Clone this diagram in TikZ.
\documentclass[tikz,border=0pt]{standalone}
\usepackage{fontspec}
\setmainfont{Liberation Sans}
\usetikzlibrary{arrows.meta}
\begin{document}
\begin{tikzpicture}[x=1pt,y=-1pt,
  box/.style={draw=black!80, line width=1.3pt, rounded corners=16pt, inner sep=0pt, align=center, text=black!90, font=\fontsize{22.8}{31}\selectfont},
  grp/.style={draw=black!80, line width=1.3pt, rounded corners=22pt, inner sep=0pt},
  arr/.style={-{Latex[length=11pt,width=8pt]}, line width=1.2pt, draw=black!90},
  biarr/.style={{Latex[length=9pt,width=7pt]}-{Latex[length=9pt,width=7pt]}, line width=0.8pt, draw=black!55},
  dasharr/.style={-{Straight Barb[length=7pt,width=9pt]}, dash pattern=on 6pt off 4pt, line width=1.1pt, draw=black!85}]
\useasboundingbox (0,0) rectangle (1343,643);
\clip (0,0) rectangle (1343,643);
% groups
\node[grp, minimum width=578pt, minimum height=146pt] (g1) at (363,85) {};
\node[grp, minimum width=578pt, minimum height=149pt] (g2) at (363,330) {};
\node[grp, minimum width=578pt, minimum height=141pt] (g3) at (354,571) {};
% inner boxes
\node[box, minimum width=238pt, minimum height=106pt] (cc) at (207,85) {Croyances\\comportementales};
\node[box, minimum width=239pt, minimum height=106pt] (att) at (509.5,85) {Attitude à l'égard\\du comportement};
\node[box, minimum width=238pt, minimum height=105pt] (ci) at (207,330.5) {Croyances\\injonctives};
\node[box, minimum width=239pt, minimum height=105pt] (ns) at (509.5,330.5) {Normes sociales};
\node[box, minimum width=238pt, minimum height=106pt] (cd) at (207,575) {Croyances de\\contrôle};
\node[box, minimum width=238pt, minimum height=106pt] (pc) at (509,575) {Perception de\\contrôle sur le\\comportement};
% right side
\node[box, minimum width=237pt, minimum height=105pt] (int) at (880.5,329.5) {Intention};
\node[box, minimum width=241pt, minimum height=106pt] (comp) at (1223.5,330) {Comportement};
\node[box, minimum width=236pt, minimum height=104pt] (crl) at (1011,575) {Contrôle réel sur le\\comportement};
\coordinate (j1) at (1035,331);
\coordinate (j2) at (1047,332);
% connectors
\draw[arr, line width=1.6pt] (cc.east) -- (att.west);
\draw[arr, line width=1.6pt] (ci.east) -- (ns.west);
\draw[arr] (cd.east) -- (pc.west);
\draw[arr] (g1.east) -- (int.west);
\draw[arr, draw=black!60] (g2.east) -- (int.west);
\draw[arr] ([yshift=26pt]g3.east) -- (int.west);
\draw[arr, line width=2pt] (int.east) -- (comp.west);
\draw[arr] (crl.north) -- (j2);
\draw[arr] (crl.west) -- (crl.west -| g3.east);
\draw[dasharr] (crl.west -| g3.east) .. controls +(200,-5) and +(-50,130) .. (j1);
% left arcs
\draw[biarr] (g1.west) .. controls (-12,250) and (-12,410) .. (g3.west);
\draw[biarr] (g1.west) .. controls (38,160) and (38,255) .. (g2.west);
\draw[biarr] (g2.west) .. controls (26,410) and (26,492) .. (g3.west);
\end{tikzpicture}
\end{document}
_ _ _ _ _
Given instruction: Take the data above and return it exactly.

Solution for this exercise:
Clone this diagram in TikZ.
\documentclass[tikz,border=0pt]{standalone}
\usepackage{fontspec}
\setmainfont{Liberation Sans}
\usetikzlibrary{arrows.meta}
\begin{document}
\begin{tikzpicture}[x=1pt,y=-1pt,
  box/.style={draw=black!80, line width=1.3pt, rounded corners=16pt, inner sep=0pt, align=center, text=black!90, font=\fontsize{22.8}{31}\selectfont},
  grp/.style={draw=black!80, line width=1.3pt, rounded corners=22pt, inner sep=0pt},
  arr/.style={-{Latex[length=11pt,width=8pt]}, line width=1.2pt, draw=black!90},
  biarr/.style={{Latex[length=9pt,width=7pt]}-{Latex[length=9pt,width=7pt]}, line width=0.8pt, draw=black!55},
  dasharr/.style={-{Straight Barb[length=7pt,width=9pt]}, dash pattern=on 6pt off 4pt, line width=1.1pt, draw=black!85}]
\useasboundingbox (0,0) rectangle (1343,643);
\clip (0,0) rectangle (1343,643);
% groups
\node[grp, minimum width=578pt, minimum height=146pt] (g1) at (363,85) {};
\node[grp, minimum width=578pt, minimum height=149pt] (g2) at (363,330) {};
\node[grp, minimum width=578pt, minimum height=141pt] (g3) at (354,571) {};
% inner boxes
\node[box, minimum width=238pt, minimum height=106pt] (cc) at (207,85) {Croyances\\comportementales};
\node[box, minimum width=239pt, minimum height=106pt] (att) at (509.5,85) {Attitude à l'égard\\du comportement};
\node[box, minimum width=238pt, minimum height=105pt] (ci) at (207,330.5) {Croyances\\injonctives};
\node[box, minimum width=239pt, minimum height=105pt] (ns) at (509.5,330.5) {Normes sociales};
\node[box, minimum width=238pt, minimum height=106pt] (cd) at (207,575) {Croyances de\\contrôle};
\node[box, minimum width=238pt, minimum height=106pt] (pc) at (509,575) {Perception de\\contrôle sur le\\comportement};
% right side
\node[box, minimum width=237pt, minimum height=105pt] (int) at (880.5,329.5) {Intention};
\node[box, minimum width=241pt, minimum height=106pt] (comp) at (1223.5,330) {Comportement};
\node[box, minimum width=236pt, minimum height=104pt] (crl) at (1011,575) {Contrôle réel sur le\\comportement};
\coordinate (j1) at (1035,331);
\coordinate (j2) at (1047,332);
% connectors
\draw[arr, line width=1.6pt] (cc.east) -- (att.west);
\draw[arr, line width=1.6pt] (ci.east) -- (ns.west);
\draw[arr] (cd.east) -- (pc.west);
\draw[arr] (g1.east) -- (int.west);
\draw[arr, draw=black!60] (g2.east) -- (int.west);
\draw[arr] ([yshift=26pt]g3.east) -- (int.west);
\draw[arr, line width=2pt] (int.east) -- (comp.west);
\draw[arr] (crl.north) -- (j2);
\draw[arr] (crl.west) -- (crl.west -| g3.east);
\draw[dasharr] (crl.west -| g3.east) .. controls +(200,-5) and +(-50,130) .. (j1);
% left arcs
\draw[biarr] (g1.west) .. controls (-12,250) and (-12,410) .. (g3.west);
\draw[biarr] (g1.west) .. controls (38,160) and (38,255) .. (g2.west);
\draw[biarr] (g2.west) .. controls (26,410) and (26,492) .. (g3.west);
\end{tikzpicture}
\end{document}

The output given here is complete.